I’d completely forgotten the controversy, because it happened at a time when I wasn’t paying any attention to Shadowrun at all and consequently I only paid passing attention to it when it happened. Courtney over at the Hack & Slash blog has covered the controversy in three blog posts which bring together most of the significant evidence, and it’s enough to convince me.

As I understand it, Loren Coleman is still one of the people calling the shots at Catalyst. As long as that’s the case, I’ll be avoiding any Catalyst products. When Catalyst was tested in the balance, Catalyst was found wanting: specifically, Catalyst’s head honchos decided to side with their personal friends, the Colemans, despite a sustained and long-term pattern of siphoning cookies out of the cookie jar on their part, by retaining them in the company and by not prioritising obtaining money for the freelancers (through legal action if the Colemans wouldn’t put their hand in their pockets themselves) above and beyond making sure that the Colemans didn’t suffer any negative effects of their own awful behaviour.

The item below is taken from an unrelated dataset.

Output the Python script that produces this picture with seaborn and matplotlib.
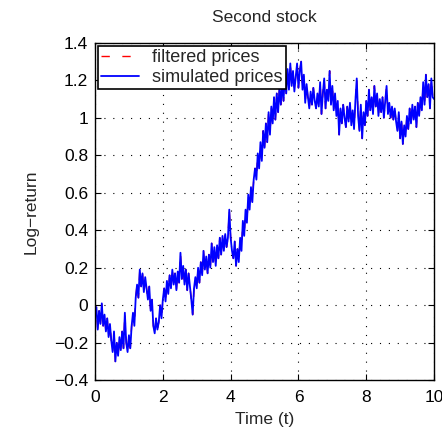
import matplotlib
matplotlib.use("Agg")
import matplotlib.pyplot as plt
from matplotlib.ticker import FuncFormatter
import numpy as np
import pandas as pd
import seaborn as sns

# time grid (step 0.04) and values
time_t = [round(i * 0.04, 2) for i in range(251)]

simulated_prices = [
    # 0.00 - 0.96
    -0.05, -0.01, -0.13, -0.03, -0.10, 0.01, -0.11, -0.05, -0.14, -0.07,
    -0.17, -0.10, -0.19, -0.25, -0.14, -0.30, -0.20, -0.27, -0.17, -0.24,
    -0.14, -0.23, -0.04, -0.20, -0.25,
    # 1.00 - 1.96
    -0.16, -0.23, -0.11, -0.04, -0.11, 0.04, 0.11, 0.04, 0.19, 0.10,
    0.17, 0.07, 0.15, 0.09, 0.03, 0.10, -0.03, 0.03, -0.11, -0.15,
    -0.07, -0.13, -0.09, 0.00, -0.07,
    # 2.00 - 2.96
    0.03, 0.09, 0.02, 0.13, 0.06, 0.16, 0.09, 0.19, 0.11, 0.17,
    0.08, 0.18, 0.12, 0.28, 0.14, 0.21, 0.11, 0.19, 0.08, 0.17,
    0.10, 0.03, -0.05, 0.09, 0.15,
    # 3.00 - 3.96
    0.09, 0.20, 0.12, 0.23, 0.16, 0.29, 0.19, 0.26, 0.17, 0.27,
    0.20, 0.33, 0.23, 0.31, 0.21, 0.32, 0.25, 0.36, 0.27, 0.37,
    0.29, 0.38, 0.31, 0.36, 0.51,
    # 4.00 - 4.96
    0.36, 0.29, 0.25, 0.34, 0.21, 0.30, 0.23, 0.36, 0.29, 0.45,
    0.37, 0.51, 0.44, 0.59, 0.51, 0.63, 0.55, 0.67, 0.73, 0.67,
    0.81, 0.73, 0.87, 0.77, 0.93,
    # 5.00 - 5.96
    0.84, 0.97, 0.87, 1.03, 0.91, 1.06, 0.97, 1.11, 0.99, 1.13,
    1.03, 1.16, 1.07, 1.19, 1.09, 1.23, 1.13, 1.26, 1.15, 1.29,
    1.17, 1.25, 1.14, 1.22, 1.29,
    # 6.00 - 6.96
    1.16, 1.25, 1.30, 1.15, 1.23, 1.08, 1.18, 1.11, 1.05, 1.14,
    1.07, 1.16, 1.09, 1.05, 1.13, 1.06, 1.19, 1.02, 1.13, 1.21,
    1.05, 1.15, 1.09, 1.25, 1.07,
    # 7.00 - 7.96
    1.17, 1.04, 1.13, 1.01, 1.09, 0.91, 1.05, 0.97, 1.07, 1.00,
    0.95, 1.06, 0.98, 1.08, 0.96, 1.04, 0.94, 1.09, 1.21, 1.01,
    0.93, 1.07, 0.89, 1.03, 0.96,
    # 8.00 - 8.96
    1.09, 1.01, 1.15, 1.04, 1.11, 1.02, 1.17, 1.06, 1.13, 1.01,
    1.10, 1.03, 1.11, 1.00, 1.09, 1.17, 1.02, 1.08, 1.00, 1.06,
    0.99, 1.05, 0.98, 0.93, 1.03,
    # 9.00 - 10.00
    0.89, 0.98, 0.86, 0.96, 0.90, 1.01, 0.94, 1.05, 0.97, 1.07,
    0.99, 1.06, 0.95, 1.08, 1.01, 1.11, 1.04, 1.19, 1.07, 1.23,
    1.11, 1.18, 1.05, 1.21, 1.11, 1.10,
]

# the filtered series lies on top of the simulated one in the picture
filtered_prices = list(simulated_prices)

x_ticks = [0, 2, 4, 6, 8, 10]
y_ticks = [-0.4, -0.2, 0, 0.2, 0.4, 0.6, 0.8, 1.0, 1.2, 1.4]

sns.set_style("ticks")
plt.rcParams["font.family"] = ["Liberation Sans", "DejaVu Sans"]
plt.rcParams["axes.unicode_minus"] = True

fig = plt.figure(figsize=(4.42, 4.37), dpi=100)
ax = fig.add_axes([0.215, 0.130, 0.767, 0.772])

df = pd.DataFrame({"t": time_t, "filtered": filtered_prices, "simulated": simulated_prices})

sns.lineplot(data=df, x="t", y="filtered", ax=ax, color="red",
             linestyle=(0, (6, 9)), linewidth=1.0, label="filtered prices")
sns.lineplot(data=df, x="t", y="simulated", ax=ax, color="blue", linestyle="-",
             linewidth=1.3, label="simulated prices")

ax.set_xlim(0, 10)
ax.set_ylim(-0.4, 1.4)
ax.set_xticks(x_ticks)
ax.set_yticks(y_ticks)
ax.xaxis.set_major_formatter(FuncFormatter(lambda v, p: f"{v:g}"))
ax.yaxis.set_major_formatter(FuncFormatter(lambda v, p: f"{v:g}".replace("-", "\u2212")))

ax.grid(True, color="black", linestyle=(0, (1, 7)), linewidth=0.8)
ax.tick_params(axis="x", direction="in", top=True, length=4, width=0.8,
               labelsize=12.5, colors="black", pad=7)
ax.tick_params(axis="y", direction="in", right=True, length=4, width=0.8,
               labelsize=12.5, colors="black", pad=5)
for s in ax.spines.values():
    s.set_visible(True)
    s.set_color("black")
    s.set_linewidth(1.0)

ax.set_xlabel("Time (t)", fontsize=12.5, labelpad=5)
ax.set_ylabel("Log\u2212return", fontsize=12.5, labelpad=11)
ax.set_title("Second stock", fontsize=12.5, pad=15)

leg = ax.legend(loc="upper left", fontsize=13, frameon=True, fancybox=False,
                framealpha=1, edgecolor="black", borderaxespad=0.15,
                handlelength=2.1, borderpad=0.2, labelspacing=0.15,
                handletextpad=0.7)
leg.get_frame().set_linewidth(1.2)

fig.savefig("out.png", dpi=100)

Given the industry’s reliance on freelancers, I increasingly feel like I’d rather spend money on publishers who actually make a point of paying them. If the old regime were still in charge at Chaosium and still indulging in their infamously slack payment habits, I might feel the same about them; as it stands, part of the reason I’m such a keen advocate for the new regime is that they’ve made paying their debts and doing right by their freelancers an overt priority going forwards.

I can’t trust that Catalyst won’t leave their freelancers high and dry again in the future – if not because of another Loren Coleman hand-in-the-cookie-jar moment, then because of some other crisis where the company leadership decides that the personal comfort of them and their friends takes priority over their contractual obligations to freelancers. And when you add to that the way Coleman just plain got away with it, well, it sticks in my craw to think of my money going to Catalyst as long as he’s involved.